The recession's jobless toll is draining unemployment compensation funds in Maryland and around the nation. The Maryland Unemployment Trust Fund, drained by the state's worst unemployment rate in 26 years, has dropped from $900 million to $200 million today. The state has had to pay $24 million in weekly benefits, twice as much as usual. At that rate, the Fund won't receive enough new money to keep it solvent until tax returns are filed in April.(When the fund goes insolvent, Federal law requires that the Federal government loan the fund money so that UI benefits will continue. The state must refund the money.)

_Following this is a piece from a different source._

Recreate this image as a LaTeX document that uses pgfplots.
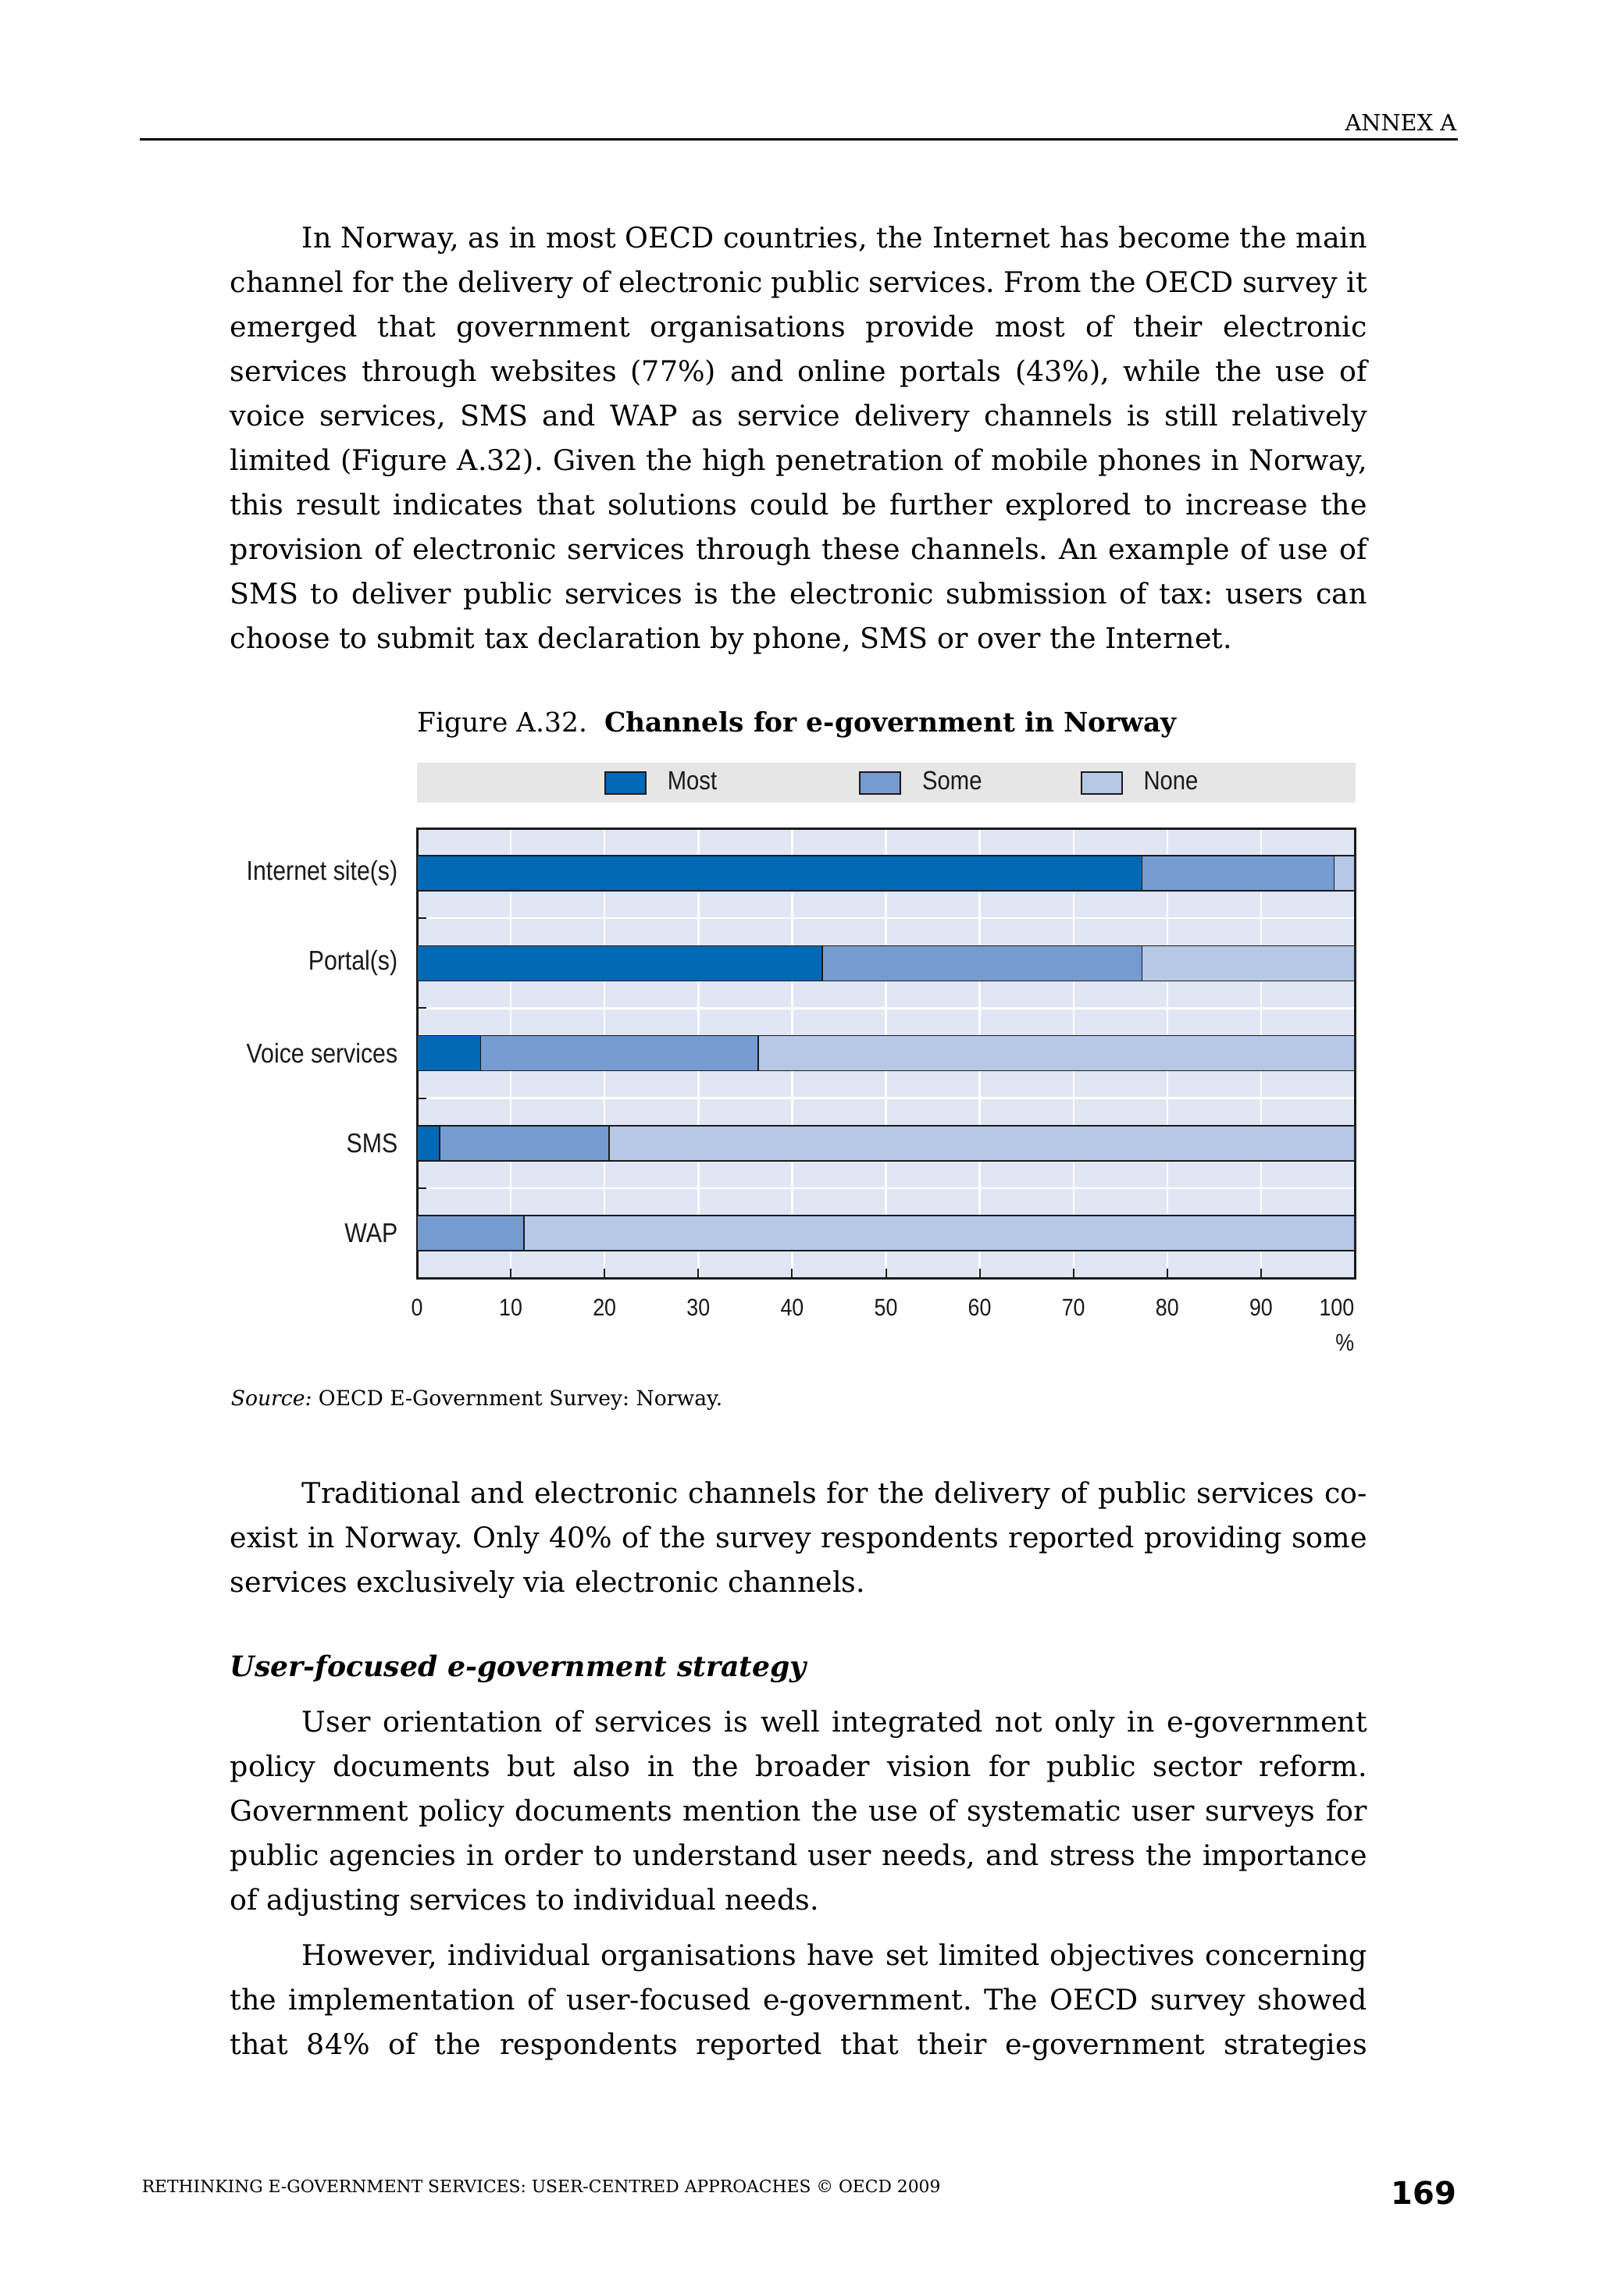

State unemployment compensation funds are separate from the general state budget, so when there is a fund shortfall, only two solutions are typically considered - either reduce benefits or raise the payroll tax on employers. Maryland has opted for the latter. The Maryland unemployment insurance tax will for employers is scheduled to increase by 267% per employee. The tax on the average employee will increase from $51 per employee to $181.

To make matters worse, the Governor has come up with a plan to make a bad situation worse. It all hinges on getting $127 million in federal stimulus funding. Of course, the fed dollars come with strings attached.

In order to get the money, Maryland employers would be required to report employees' unemployment eligibility in a way designed to increase the number of individuals eligible for unemployment insurance benefits. And the state would have to double to a full year unemployment insurance for unemployed Marylanders who are enrolled in training programs and provide additional unemployment benefits to some part-time workers (this measure was enacted last Session). As if that's not bad enough, these changes will cost an extra $20 million annually.

Business is nearly unanimous in rejecting O'Malley's plan. I don't blame them. The plan represents the worst type of expediency in government policy. For $127 million of short-term relief, the State must adopt a permanent and more expensive expansion its unemployment system. The cost of the permanent, more expensive expansion of the system will be borne by business owners, making Maryland's rough treatment of business nearly legendary (Forbes Magazine has rated Maryland eighth from the bottom of the fifty states in regard to business climate.)

I will do all I can to defeat this proposal.